* **Information provided**:
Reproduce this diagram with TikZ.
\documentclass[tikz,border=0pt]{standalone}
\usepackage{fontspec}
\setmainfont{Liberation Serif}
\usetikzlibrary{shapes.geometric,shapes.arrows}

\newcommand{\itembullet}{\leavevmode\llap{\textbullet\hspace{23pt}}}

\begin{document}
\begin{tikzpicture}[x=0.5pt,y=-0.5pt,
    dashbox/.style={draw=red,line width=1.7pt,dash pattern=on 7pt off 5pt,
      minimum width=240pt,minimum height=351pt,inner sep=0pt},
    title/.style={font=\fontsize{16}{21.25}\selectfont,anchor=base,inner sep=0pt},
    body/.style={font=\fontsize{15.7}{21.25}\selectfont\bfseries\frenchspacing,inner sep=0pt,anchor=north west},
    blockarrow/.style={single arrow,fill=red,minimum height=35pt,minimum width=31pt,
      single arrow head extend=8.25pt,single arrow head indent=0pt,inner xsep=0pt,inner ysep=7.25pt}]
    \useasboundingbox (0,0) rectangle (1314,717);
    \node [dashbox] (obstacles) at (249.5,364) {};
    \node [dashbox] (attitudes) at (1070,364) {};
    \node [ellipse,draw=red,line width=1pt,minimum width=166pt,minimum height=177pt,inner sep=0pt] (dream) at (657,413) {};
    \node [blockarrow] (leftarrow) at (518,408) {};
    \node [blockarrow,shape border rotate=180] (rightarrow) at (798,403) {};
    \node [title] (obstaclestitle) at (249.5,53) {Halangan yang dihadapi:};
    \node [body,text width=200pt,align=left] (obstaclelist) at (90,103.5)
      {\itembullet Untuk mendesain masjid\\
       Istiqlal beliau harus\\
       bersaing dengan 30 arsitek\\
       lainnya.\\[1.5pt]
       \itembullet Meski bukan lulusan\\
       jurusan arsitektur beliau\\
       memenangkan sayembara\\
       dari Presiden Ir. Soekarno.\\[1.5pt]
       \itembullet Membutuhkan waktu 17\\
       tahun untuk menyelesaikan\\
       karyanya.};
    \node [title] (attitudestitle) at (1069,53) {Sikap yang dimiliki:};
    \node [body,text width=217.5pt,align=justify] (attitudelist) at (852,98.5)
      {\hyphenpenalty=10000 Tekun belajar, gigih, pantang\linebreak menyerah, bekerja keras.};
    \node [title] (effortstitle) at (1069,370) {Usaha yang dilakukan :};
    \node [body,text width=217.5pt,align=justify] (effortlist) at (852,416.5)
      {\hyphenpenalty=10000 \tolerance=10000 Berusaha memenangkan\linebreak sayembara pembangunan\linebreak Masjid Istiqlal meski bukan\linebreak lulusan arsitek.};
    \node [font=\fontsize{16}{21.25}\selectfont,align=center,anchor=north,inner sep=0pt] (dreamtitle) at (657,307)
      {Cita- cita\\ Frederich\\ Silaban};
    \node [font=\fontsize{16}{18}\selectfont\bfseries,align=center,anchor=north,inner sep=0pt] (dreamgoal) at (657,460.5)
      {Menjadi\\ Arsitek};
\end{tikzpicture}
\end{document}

* **Prompt**: Output the data above exactly, please, line for line.

* **Full output**:
Reproduce this diagram with TikZ.
\documentclass[tikz,border=0pt]{standalone}
\usepackage{fontspec}
\setmainfont{Liberation Serif}
\usetikzlibrary{shapes.geometric,shapes.arrows}

\newcommand{\itembullet}{\leavevmode\llap{\textbullet\hspace{23pt}}}

\begin{document}
\begin{tikzpicture}[x=0.5pt,y=-0.5pt,
    dashbox/.style={draw=red,line width=1.7pt,dash pattern=on 7pt off 5pt,
      minimum width=240pt,minimum height=351pt,inner sep=0pt},
    title/.style={font=\fontsize{16}{21.25}\selectfont,anchor=base,inner sep=0pt},
    body/.style={font=\fontsize{15.7}{21.25}\selectfont\bfseries\frenchspacing,inner sep=0pt,anchor=north west},
    blockarrow/.style={single arrow,fill=red,minimum height=35pt,minimum width=31pt,
      single arrow head extend=8.25pt,single arrow head indent=0pt,inner xsep=0pt,inner ysep=7.25pt}]
    \useasboundingbox (0,0) rectangle (1314,717);
    \node [dashbox] (obstacles) at (249.5,364) {};
    \node [dashbox] (attitudes) at (1070,364) {};
    \node [ellipse,draw=red,line width=1pt,minimum width=166pt,minimum height=177pt,inner sep=0pt] (dream) at (657,413) {};
    \node [blockarrow] (leftarrow) at (518,408) {};
    \node [blockarrow,shape border rotate=180] (rightarrow) at (798,403) {};
    \node [title] (obstaclestitle) at (249.5,53) {Halangan yang dihadapi:};
    \node [body,text width=200pt,align=left] (obstaclelist) at (90,103.5)
      {\itembullet Untuk mendesain masjid\\
       Istiqlal beliau harus\\
       bersaing dengan 30 arsitek\\
       lainnya.\\[1.5pt]
       \itembullet Meski bukan lulusan\\
       jurusan arsitektur beliau\\
       memenangkan sayembara\\
       dari Presiden Ir. Soekarno.\\[1.5pt]
       \itembullet Membutuhkan waktu 17\\
       tahun untuk menyelesaikan\\
       karyanya.};
    \node [title] (attitudestitle) at (1069,53) {Sikap yang dimiliki:};
    \node [body,text width=217.5pt,align=justify] (attitudelist) at (852,98.5)
      {\hyphenpenalty=10000 Tekun belajar, gigih, pantang\linebreak menyerah, bekerja keras.};
    \node [title] (effortstitle) at (1069,370) {Usaha yang dilakukan :};
    \node [body,text width=217.5pt,align=justify] (effortlist) at (852,416.5)
      {\hyphenpenalty=10000 \tolerance=10000 Berusaha memenangkan\linebreak sayembara pembangunan\linebreak Masjid Istiqlal meski bukan\linebreak lulusan arsitek.};
    \node [font=\fontsize{16}{21.25}\selectfont,align=center,anchor=north,inner sep=0pt] (dreamtitle) at (657,307)
      {Cita- cita\\ Frederich\\ Silaban};
    \node [font=\fontsize{16}{18}\selectfont\bfseries,align=center,anchor=north,inner sep=0pt] (dreamgoal) at (657,460.5)
      {Menjadi\\ Arsitek};
\end{tikzpicture}
\end{document}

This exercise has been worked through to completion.